**Supplied data:**
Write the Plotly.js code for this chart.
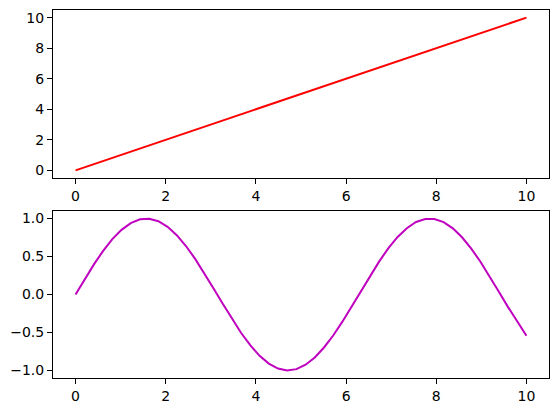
<!DOCTYPE html>
<html>
<head>
<meta charset="utf-8">
<script src="https://cdn.plot.ly/plotly-3.0.1.min.js"></script>
<style>html,body{margin:0;padding:0;background:#fff;}</style>
</head>
<body>
<div id="chart" style="width:559px;height:413px;"></div>
<script>
// Top panel: straight line
const lineX = [0, 10];
const lineY = [0, 10];

// Bottom panel: sampled wave
const waveX = [0, 0.204, 0.408, 0.612, 0.816, 1.020, 1.224, 1.429, 1.633, 1.837,
  2.041, 2.245, 2.449, 2.653, 2.857, 3.061, 3.265, 3.469, 3.673, 3.878,
  4.082, 4.286, 4.490, 4.694, 4.898, 5.102, 5.306, 5.510, 5.714, 5.918,
  6.122, 6.327, 6.531, 6.735, 6.939, 7.143, 7.347, 7.551, 7.755, 7.959,
  8.163, 8.367, 8.571, 8.776, 8.980, 9.184, 9.388, 9.592, 9.796, 10];
const waveY = [0, 0.203, 0.397, 0.575, 0.729, 0.852, 0.940, 0.990, 0.998, 0.965,
  0.891, 0.782, 0.639, 0.469, 0.282, 0.080, -0.123, -0.322, -0.507, -0.671,
  -0.808, -0.910, -0.975, -1.000, -0.983, -0.925, -0.829, -0.698, -0.540, -0.358,
  -0.160, 0.043, 0.245, 0.436, 0.610, 0.758, 0.874, 0.955, 0.995, 0.994,
  0.953, 0.871, 0.754, 0.605, 0.431, 0.239, 0.037, -0.166, -0.363, -0.544];

const font = {family: 'DejaVu Sans', size: 14, color: '#000'};
const axBase = {
  showline: true, mirror: true, linecolor: '#000', linewidth: 1,
  ticks: 'outside', ticklen: 5, tickwidth: 1, tickcolor: '#000',
  showgrid: false, zeroline: false, tickfont: font
};

const traces = [
  {x: lineX, y: lineY, type: 'scatter', mode: 'lines', line: {color: '#ff0000', width: 2}, xaxis: 'x', yaxis: 'y'},
  {x: waveX, y: waveY, type: 'scatter', mode: 'lines', line: {color: '#bf00bf', width: 2}, xaxis: 'x2', yaxis: 'y2'}
];

const layout = {
  width: 559, height: 413,
  margin: {l: 53, r: 10, t: 10, b: 35},
  showlegend: false,
  paper_bgcolor: '#fff', plot_bgcolor: '#fff',
  font: font,
  xaxis: Object.assign({}, axBase, {domain: [0, 1], anchor: 'y', range: [-0.5, 10.5], dtick: 2, tick0: 0}),
  yaxis: Object.assign({}, axBase, {domain: [0.5435, 1], anchor: 'x', range: [-0.5, 10.5], dtick: 2, tick0: 0}),
  xaxis2: Object.assign({}, axBase, {domain: [0, 1], anchor: 'y2', range: [-0.5, 10.5], dtick: 2, tick0: 0}),
  yaxis2: Object.assign({}, axBase, {domain: [0, 0.4538], anchor: 'x2', range: [-1.1, 1.1], dtick: 0.5, tick0: 0, tickformat: '.1f'})
};

Plotly.newPlot('chart', traces, layout, {staticPlot: true, displayModeBar: false});
</script>
</body>
</html>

**Stated exercise:** Print the data above verbatim from the first line through the line holding "const lineY = [0, 10];", leaving every picture out.

**Answer below:**
Write the Plotly.js code for this chart.
<!DOCTYPE html>
<html>
<head>
<meta charset="utf-8">
<script src="https://cdn.plot.ly/plotly-3.0.1.min.js"></script>
<style>html,body{margin:0;padding:0;background:#fff;}</style>
</head>
<body>
<div id="chart" style="width:559px;height:413px;"></div>
<script>
// Top panel: straight line
const lineX = [0, 10];
const lineY = [0, 10];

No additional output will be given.